*** Exercise input

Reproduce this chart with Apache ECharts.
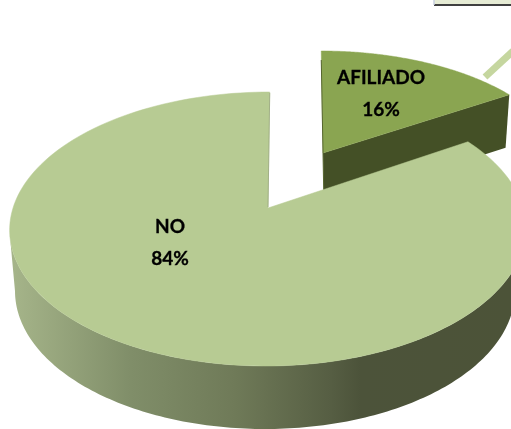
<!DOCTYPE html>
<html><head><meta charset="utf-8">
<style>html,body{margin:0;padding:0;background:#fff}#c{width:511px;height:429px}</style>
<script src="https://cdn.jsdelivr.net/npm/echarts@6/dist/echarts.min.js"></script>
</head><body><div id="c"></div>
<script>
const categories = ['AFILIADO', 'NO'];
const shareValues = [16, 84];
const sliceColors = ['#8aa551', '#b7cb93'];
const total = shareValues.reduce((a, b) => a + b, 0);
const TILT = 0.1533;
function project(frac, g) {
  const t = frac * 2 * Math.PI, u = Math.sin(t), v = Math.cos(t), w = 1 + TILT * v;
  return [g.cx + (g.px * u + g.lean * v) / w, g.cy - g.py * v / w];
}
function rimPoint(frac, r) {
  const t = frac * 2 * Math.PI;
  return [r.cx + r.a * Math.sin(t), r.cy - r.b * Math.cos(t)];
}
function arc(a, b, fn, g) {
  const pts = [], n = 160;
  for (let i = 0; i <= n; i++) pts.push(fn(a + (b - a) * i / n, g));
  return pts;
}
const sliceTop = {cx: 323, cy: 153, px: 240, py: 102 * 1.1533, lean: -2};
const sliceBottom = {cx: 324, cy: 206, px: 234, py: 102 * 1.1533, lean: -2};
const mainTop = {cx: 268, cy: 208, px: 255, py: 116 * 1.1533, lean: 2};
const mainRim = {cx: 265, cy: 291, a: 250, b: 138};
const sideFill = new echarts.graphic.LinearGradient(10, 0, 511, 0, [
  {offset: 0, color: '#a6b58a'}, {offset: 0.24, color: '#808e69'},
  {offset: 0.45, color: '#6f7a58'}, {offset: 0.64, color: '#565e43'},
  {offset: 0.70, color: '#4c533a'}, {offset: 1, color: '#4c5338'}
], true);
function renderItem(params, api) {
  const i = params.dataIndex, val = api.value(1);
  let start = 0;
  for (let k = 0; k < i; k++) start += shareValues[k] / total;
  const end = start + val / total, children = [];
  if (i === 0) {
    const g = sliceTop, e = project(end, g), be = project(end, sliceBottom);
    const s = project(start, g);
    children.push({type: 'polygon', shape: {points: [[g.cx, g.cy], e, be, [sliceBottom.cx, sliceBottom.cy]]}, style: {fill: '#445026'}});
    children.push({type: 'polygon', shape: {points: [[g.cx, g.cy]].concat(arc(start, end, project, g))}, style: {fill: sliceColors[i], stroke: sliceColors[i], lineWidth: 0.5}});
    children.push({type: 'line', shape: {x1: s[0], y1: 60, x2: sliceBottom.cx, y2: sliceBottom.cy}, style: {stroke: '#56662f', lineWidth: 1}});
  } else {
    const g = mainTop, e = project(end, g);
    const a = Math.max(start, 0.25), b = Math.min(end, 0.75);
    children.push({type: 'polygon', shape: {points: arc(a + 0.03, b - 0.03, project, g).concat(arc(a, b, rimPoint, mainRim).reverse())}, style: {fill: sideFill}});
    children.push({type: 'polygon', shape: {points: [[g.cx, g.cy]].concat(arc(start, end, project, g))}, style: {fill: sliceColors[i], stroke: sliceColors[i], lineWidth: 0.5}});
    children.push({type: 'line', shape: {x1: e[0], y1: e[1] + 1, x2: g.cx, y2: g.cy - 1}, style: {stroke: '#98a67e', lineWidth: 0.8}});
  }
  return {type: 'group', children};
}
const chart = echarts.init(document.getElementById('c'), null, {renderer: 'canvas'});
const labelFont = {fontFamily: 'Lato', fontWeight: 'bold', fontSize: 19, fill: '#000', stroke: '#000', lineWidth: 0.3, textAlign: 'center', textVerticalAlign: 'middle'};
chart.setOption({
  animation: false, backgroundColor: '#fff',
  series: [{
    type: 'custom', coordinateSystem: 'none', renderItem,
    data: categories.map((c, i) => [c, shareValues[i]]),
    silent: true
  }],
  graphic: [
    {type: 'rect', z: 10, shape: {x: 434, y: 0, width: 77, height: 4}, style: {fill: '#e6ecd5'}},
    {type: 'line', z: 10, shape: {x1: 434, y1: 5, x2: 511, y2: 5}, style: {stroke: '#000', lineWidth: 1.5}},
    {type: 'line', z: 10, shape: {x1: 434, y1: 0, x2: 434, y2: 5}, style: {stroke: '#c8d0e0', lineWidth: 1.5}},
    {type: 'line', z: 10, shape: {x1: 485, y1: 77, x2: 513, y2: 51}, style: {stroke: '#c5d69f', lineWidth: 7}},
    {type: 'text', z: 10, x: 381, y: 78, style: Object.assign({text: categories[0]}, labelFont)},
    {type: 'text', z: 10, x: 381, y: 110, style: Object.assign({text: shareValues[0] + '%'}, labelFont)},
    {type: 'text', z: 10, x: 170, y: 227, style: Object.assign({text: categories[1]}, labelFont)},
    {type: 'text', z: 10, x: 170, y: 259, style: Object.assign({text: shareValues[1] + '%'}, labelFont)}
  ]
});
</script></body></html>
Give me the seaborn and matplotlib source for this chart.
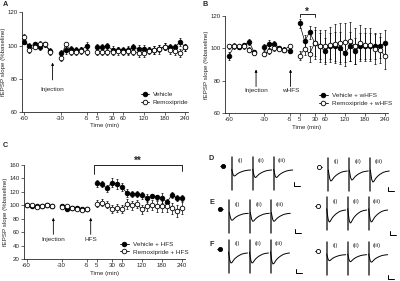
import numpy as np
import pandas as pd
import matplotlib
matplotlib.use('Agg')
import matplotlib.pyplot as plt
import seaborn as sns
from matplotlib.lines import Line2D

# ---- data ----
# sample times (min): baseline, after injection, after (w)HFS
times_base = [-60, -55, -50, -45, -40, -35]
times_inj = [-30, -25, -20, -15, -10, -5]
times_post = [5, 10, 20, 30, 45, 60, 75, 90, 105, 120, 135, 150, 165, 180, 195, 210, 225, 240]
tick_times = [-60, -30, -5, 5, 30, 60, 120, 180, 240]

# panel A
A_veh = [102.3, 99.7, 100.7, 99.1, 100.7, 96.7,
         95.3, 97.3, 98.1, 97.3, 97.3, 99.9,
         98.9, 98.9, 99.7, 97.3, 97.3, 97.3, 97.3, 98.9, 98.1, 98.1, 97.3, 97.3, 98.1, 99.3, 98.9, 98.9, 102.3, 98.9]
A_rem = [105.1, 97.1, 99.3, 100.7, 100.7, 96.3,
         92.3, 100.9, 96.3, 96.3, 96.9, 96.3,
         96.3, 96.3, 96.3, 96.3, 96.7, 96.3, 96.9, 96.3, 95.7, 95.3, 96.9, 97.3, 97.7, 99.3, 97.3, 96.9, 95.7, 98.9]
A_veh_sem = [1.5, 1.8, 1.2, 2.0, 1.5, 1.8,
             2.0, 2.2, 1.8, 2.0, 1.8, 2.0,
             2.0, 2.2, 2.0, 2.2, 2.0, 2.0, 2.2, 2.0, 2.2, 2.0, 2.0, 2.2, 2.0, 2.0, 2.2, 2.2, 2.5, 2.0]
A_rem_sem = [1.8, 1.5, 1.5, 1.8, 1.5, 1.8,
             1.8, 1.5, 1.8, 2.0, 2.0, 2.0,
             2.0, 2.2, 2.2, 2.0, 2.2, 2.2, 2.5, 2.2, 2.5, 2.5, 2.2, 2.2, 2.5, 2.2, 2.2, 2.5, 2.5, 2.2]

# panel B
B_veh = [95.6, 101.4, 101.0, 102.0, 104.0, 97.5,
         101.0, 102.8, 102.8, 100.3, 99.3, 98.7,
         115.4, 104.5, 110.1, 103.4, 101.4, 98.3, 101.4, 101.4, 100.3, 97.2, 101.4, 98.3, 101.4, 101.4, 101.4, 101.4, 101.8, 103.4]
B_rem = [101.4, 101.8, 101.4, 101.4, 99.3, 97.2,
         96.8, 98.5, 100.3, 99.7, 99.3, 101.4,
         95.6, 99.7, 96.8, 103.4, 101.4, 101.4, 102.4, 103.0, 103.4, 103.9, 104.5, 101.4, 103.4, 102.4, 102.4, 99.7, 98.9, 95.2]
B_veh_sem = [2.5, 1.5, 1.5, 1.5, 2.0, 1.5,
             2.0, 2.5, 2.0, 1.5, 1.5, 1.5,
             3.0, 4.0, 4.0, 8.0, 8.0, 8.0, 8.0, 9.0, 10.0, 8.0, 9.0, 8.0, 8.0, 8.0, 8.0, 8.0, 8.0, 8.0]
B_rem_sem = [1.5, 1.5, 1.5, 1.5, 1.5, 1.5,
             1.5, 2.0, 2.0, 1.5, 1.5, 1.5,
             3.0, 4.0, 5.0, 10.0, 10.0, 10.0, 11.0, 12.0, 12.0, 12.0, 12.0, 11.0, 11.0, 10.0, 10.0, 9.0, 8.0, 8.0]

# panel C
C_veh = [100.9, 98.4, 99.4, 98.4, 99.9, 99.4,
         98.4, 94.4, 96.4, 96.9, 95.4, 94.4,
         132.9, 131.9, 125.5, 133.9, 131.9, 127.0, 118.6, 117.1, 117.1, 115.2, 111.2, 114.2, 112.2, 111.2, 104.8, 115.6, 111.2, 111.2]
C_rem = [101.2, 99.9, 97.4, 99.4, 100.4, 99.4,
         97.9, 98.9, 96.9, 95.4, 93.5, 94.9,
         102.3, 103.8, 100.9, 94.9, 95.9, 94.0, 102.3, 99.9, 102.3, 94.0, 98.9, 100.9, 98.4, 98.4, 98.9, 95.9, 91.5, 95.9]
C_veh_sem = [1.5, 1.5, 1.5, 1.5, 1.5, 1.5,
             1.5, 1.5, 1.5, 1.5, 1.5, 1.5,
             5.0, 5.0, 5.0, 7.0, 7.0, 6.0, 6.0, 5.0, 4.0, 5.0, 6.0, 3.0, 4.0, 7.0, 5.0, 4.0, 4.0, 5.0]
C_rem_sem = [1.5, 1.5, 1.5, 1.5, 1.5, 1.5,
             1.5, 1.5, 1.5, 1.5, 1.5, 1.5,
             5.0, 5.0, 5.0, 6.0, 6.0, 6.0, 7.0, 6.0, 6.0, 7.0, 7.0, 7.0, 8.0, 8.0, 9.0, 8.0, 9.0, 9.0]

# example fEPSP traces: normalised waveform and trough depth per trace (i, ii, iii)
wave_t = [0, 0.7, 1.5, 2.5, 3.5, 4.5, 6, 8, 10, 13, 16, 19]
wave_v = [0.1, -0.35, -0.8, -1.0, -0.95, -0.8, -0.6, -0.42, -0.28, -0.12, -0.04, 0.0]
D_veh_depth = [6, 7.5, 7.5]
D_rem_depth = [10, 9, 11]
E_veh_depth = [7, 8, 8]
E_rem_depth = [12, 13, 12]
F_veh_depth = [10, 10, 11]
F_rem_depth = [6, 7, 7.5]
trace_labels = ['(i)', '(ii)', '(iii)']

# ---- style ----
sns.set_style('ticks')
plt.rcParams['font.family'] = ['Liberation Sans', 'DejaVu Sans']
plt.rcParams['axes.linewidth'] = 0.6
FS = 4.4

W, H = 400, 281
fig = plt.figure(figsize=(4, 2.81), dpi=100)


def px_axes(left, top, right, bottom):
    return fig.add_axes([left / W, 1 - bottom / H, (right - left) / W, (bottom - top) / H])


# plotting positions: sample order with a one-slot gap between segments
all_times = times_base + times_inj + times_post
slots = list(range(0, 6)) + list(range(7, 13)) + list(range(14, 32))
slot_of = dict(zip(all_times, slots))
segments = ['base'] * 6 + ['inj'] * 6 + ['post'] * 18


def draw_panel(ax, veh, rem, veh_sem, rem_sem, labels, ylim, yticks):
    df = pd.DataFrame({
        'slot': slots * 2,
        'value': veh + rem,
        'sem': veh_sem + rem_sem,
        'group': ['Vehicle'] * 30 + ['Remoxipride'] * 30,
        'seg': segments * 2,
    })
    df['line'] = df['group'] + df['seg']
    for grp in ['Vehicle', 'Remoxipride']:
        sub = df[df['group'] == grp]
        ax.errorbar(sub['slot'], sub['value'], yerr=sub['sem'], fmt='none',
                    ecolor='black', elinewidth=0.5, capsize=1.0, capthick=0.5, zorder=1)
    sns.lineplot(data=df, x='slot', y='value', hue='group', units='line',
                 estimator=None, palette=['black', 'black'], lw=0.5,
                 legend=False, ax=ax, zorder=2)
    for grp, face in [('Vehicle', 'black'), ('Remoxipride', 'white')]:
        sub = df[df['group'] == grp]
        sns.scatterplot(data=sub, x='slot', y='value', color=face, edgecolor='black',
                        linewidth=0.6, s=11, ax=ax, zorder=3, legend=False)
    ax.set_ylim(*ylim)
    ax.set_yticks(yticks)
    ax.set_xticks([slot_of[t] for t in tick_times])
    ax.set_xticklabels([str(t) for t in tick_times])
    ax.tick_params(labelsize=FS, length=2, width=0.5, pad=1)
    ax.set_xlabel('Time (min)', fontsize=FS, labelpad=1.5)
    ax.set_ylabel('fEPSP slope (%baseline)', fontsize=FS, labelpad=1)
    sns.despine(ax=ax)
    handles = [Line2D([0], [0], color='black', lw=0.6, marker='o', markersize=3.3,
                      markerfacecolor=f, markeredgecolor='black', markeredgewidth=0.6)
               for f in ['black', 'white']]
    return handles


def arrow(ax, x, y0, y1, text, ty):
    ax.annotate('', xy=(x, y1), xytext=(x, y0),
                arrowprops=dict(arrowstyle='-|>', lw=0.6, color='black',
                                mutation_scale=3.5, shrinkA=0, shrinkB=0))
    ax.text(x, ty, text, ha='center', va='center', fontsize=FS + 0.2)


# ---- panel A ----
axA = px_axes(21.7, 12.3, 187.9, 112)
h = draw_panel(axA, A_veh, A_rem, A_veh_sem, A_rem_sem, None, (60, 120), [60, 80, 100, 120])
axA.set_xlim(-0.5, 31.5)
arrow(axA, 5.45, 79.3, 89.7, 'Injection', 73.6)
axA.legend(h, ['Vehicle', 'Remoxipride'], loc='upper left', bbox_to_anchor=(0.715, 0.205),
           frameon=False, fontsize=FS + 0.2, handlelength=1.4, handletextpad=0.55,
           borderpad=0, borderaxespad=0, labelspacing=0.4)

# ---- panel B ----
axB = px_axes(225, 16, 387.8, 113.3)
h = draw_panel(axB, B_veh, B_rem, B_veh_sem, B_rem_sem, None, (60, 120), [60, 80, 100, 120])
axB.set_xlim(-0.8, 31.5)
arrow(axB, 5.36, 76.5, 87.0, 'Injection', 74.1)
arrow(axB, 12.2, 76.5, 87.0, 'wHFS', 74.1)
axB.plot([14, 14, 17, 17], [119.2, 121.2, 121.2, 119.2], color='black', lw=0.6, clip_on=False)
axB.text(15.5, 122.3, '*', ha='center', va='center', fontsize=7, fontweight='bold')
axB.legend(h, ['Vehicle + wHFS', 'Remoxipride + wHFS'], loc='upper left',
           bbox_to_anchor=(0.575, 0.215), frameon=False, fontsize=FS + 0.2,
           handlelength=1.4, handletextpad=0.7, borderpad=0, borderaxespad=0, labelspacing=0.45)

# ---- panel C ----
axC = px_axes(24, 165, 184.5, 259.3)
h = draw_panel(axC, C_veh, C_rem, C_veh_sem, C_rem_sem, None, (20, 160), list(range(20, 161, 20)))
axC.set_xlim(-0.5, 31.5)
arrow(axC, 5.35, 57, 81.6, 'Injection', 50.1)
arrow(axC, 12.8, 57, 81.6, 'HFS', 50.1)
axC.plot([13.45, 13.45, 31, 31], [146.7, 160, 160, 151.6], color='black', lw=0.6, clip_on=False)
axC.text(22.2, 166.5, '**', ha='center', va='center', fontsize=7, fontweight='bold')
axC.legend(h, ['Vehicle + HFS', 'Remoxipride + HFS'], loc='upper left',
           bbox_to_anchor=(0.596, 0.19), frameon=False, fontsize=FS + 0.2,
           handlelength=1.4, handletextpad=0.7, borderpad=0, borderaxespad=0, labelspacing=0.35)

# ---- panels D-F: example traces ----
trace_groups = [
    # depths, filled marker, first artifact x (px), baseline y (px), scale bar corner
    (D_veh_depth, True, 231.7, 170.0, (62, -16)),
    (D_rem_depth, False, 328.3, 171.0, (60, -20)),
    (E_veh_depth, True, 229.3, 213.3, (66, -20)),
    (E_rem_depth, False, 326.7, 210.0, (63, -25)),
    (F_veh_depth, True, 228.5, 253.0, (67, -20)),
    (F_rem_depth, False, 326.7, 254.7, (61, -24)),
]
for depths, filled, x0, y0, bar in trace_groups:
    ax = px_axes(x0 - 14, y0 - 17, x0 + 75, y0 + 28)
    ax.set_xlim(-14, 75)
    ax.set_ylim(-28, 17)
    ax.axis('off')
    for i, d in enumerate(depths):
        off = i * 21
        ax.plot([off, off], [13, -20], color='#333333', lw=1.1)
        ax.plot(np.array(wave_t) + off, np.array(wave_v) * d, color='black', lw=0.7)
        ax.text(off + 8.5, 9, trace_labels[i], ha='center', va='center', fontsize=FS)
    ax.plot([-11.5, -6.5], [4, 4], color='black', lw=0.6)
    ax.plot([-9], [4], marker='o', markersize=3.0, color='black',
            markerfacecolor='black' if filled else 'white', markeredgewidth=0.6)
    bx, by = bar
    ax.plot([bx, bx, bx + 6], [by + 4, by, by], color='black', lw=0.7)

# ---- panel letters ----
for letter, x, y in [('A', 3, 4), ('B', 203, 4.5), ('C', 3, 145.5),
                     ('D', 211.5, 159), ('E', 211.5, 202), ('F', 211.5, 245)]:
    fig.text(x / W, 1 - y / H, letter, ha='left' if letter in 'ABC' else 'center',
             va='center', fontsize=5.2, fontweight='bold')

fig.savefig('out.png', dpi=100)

******

**Exercise objective**.
Word for word, retype the lines in the entries above that run from the one with "Give me the" through the one with "tick_times = [-60, -30, -5, 5, 30, 60, 120, 180, 240]". Both ends count; pictures do not.

**Correct output**.
Give me the seaborn and matplotlib source for this chart.
import numpy as np
import pandas as pd
import matplotlib
matplotlib.use('Agg')
import matplotlib.pyplot as plt
import seaborn as sns
from matplotlib.lines import Line2D

# ---- data ----
# sample times (min): baseline, after injection, after (w)HFS
times_base = [-60, -55, -50, -45, -40, -35]
times_inj = [-30, -25, -20, -15, -10, -5]
times_post = [5, 10, 20, 30, 45, 60, 75, 90, 105, 120, 135, 150, 165, 180, 195, 210, 225, 240]
tick_times = [-60, -30, -5, 5, 30, 60, 120, 180, 240]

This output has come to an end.